The current art of Charles Burchfield display at the Burchfield Penney gets to the originality of this great watercolorist, the special visual language he invented to represent things invisible. Sounds and even smells most notably, material invisibles. But extending also to spiritual content, immaterial invisibles.
When still in his early twenties, he wrote in his journal, “It seems at times I should be a composer of sounds, not only of rhythms and colors. Walking under the trees I felt as if the color made sound.” Wall copy around this quote raises the question whether Burchfield was synesthetic, wherein one type of stimulation, that is, through one of the five senses, evokes sensation in another of the senses. The wall copy points out that “the influence of synesthesia...had a profound effect on modernist art movements in Europe and the United States.” Modernist art movements being basically abstractionist. Burchfield never became an abstract artist, but in parallel with the mainstream abstractionists—but on his own—he was devising a language of marks and signs by which perceived but unseen realities could be communicated on canvas or paper.
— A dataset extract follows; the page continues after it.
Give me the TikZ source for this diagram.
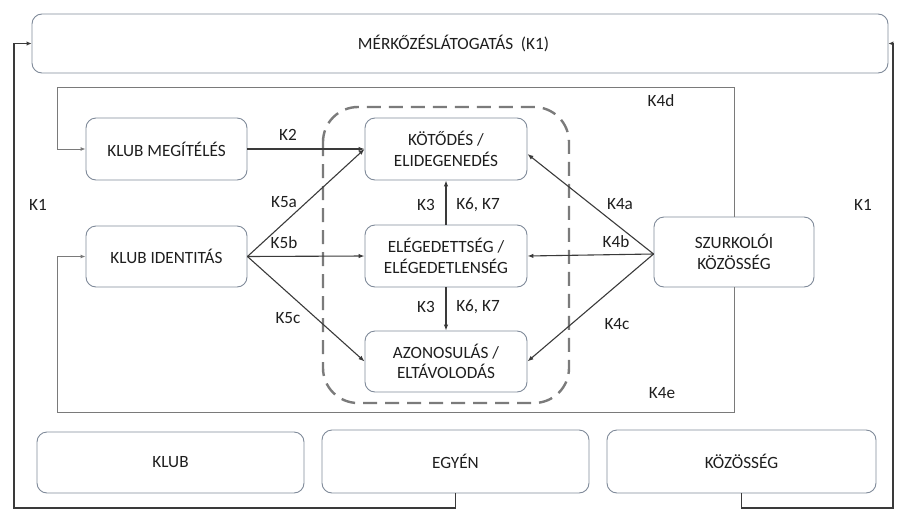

Sounds and smells, but also premonitions, intuitions, insights.
Sounds are the most obvious example, and the invisible reality most easily depicted. Sound waves are invisible, but not waves in general. Such as ripples on water. Burchfield modified the visual phenomenon waves to represent the invisible phenomenon. It’s pretty much a convention now, but he invented—or contributed to the invention of—this isn’t a doctoral thesis—the convention. He invented it for his art.
Pulsations of darting crescent shapes to indicate the sounds of birds and insects. More jagged wave forms to indicate more raucous, strident noises. Zig-zags of thick black to indicate thunder.
But then similar little crescent emanations from even inanimate objects indicate a general vitalism, not just of natural things but all things. So trees and bushes have eyes, and houses have faces, and forests are cathedrals.
As for sense of smell, see the painting The Fragrance of Spring, with its profusion of yellow flowers. Burchfield knew his woods and fields flora so well, probably he could smell them in the painting. Possibly expected us to be able to also.
We get to see in the works on show Burchfield’s art grow, develop, expand, literally and figuratively. Wall copy tells how early on in his career—around World War I years—he painted mostly nature scenes, smallish landscapes, in a tempered modernist style. Then for the next twenty years or so, mostly city and town views, in basically realistic style. Always mainly watercolors on paper. But then in the ‘40s and into the ‘50s and ‘60s, went back to nature as his subject, and even to some of his old paintings from previous times, enlarging them—by pasting on paper strips along edges—and adding in new elements and his new signature spirit of vitalism. Look closely and at an angle and you can see the join lines where he has added on paper. The magnificent now-large-format Nighthawks at Twilight is a good example. The original central portion was painted in 1917, the expanded painting is from 1949. Depicting a dozen or so swooping and diving hawks against a half-lit evening sky, wave patterns of thin clouds amid sunset light effects echoing and contrasting with wave patterns below, in the trees and fields, and fenceline of what seem to be eyes of mystery creatures peering out of the foliage at the viewer peering at them.
The exhibit is called Exalted Nature and was co-organized by the Burchfield Penney and Brandywine River Museum, Chadd’s Ford, Pennsylvania. It includes a number of spectacular Burchfield works from the Brandywine and other museums and private collections. Such as Summer Afternoon, another original early work later enlarged and embellished, depicting dense reeds and rushes greenery around marsh waters, and a central figure shimmering dragonfly. And Midsummer Caprice, presenting a huge cicada form, it looks like, in the overlap of branches and leaves of two adjacent trees.
Two notebook sketches from early on seem germane to Burchfield’s ultimate project: a little cricket sketch wherein the cricket form evokes wave forms; and Insect Fantasy, wherein an insect is transformed into sound waves on the one hand, a Persian or India Indian decorative design on the other.
Exalted Nature continues until February 22.